クルージングといえば、のんびり旅をして、島々を回ったり、みんなで食事したり、寝泊りを楽しんだりと考えますが、別な所では、もっとセーリングを遊びたいという気持ちがあり、だからと言って、レースに明け暮れるのも好まない。レーサーじゃない、セダンじゃない、スポーツカーが好きだというような感覚ですね、セーリングが面白いという感覚は、ヨットですから当然あって良いわけで、それを今まではレーサーのものという片寄った考え方に支配されていたのかもしれません。常識のようなものだったかもしれません。でも、もっと自由に考えると、こんな考え方が出てきてもちっとも不思議じゃない。

今のデイセーラーはシングルハンド仕様をも意識した艤装になっていますが、何もシングルでなければならない事も無く、クルーが居るなら、まあ、それでも2,3人程度ぐらいまでで、自由自在に操船できるデイセーラーがあっても良いわけです。

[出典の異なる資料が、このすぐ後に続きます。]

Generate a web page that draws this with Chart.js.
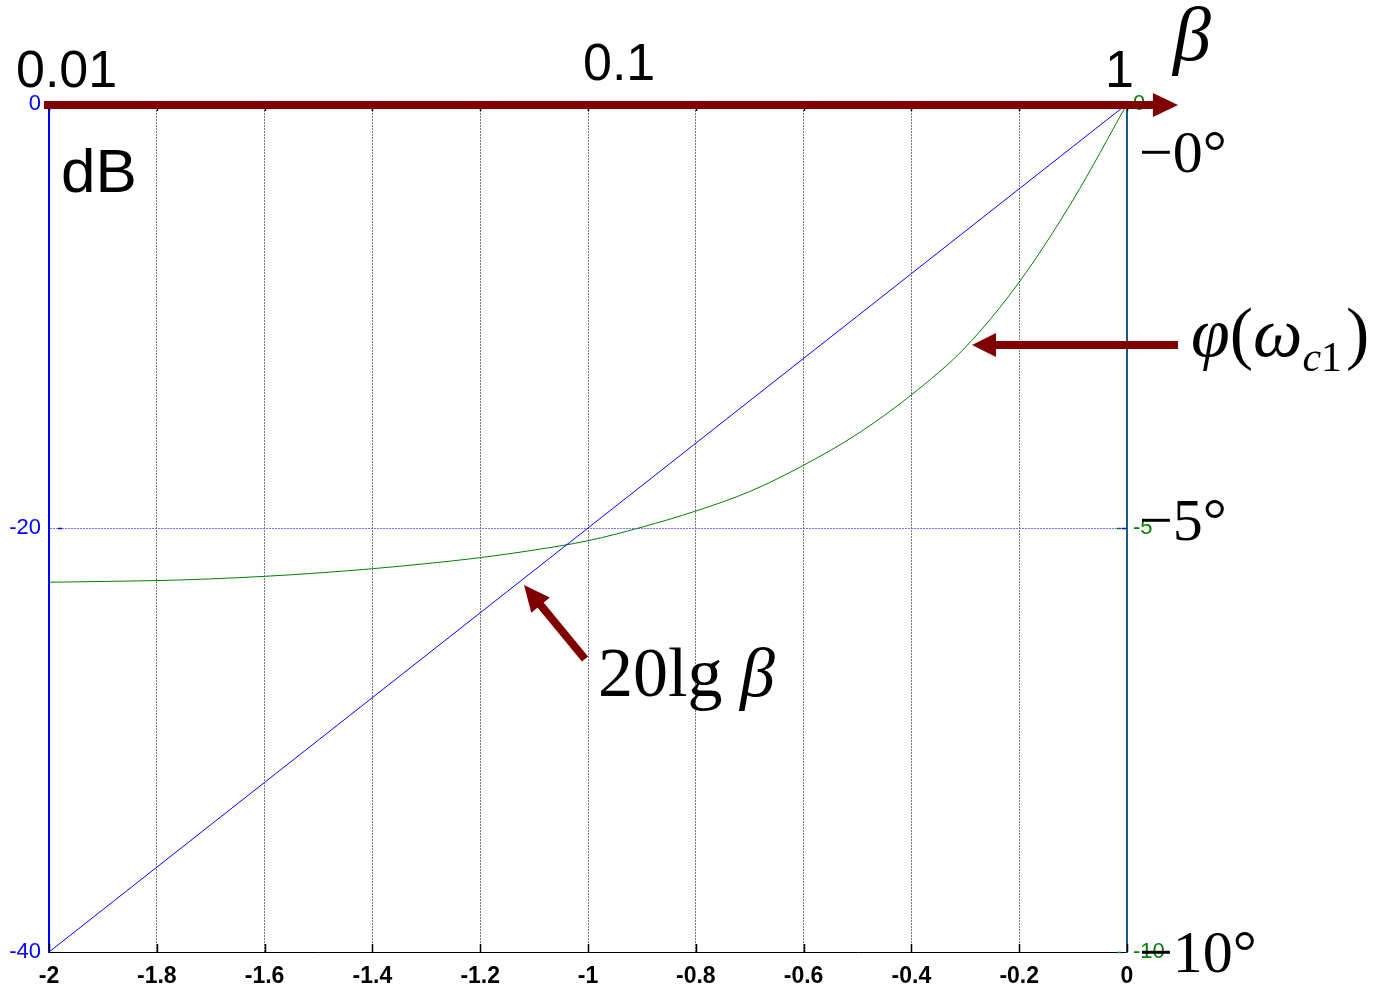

そういうヨットには、やはりハイパフォーマンスのスポーツ性を持ち、簡単操作で、ショートハンドで楽々、キャビンはメインキャビンさえあれば良いとも言えます。まあ、残念ながらそういうヨットはありませんが、スポーツ性の高いヨットを、そういう使い方しても良い。電動ウィンチなんか使って、楽にハイパフォーマンスを楽しむスポーツ/デイセーラーです。そういう意味ではイタリアのコマー社のヨットはそういう向きかと思います。

海外では、リッチな方があるアイデアを持って、デザイナーにこういうヨットを作りたいとか、依頼する。それが物によっては新しいコンセプトとしてプロダクション化されていく事があります。イタリアのブレンタデザインによるB38は、そういうケースのひとつです。元々はステラ44というヨットで、最初のデイセーラーを建造しました。海外では、リッチな方々が昔ながらのウッドボートを支えていますし、全く新しいコンセプトのヨットも生み出す原動力になっています。それで伝統も受け継がれながら、革新的な技術も生まれる。そこが日本とは違うところですね。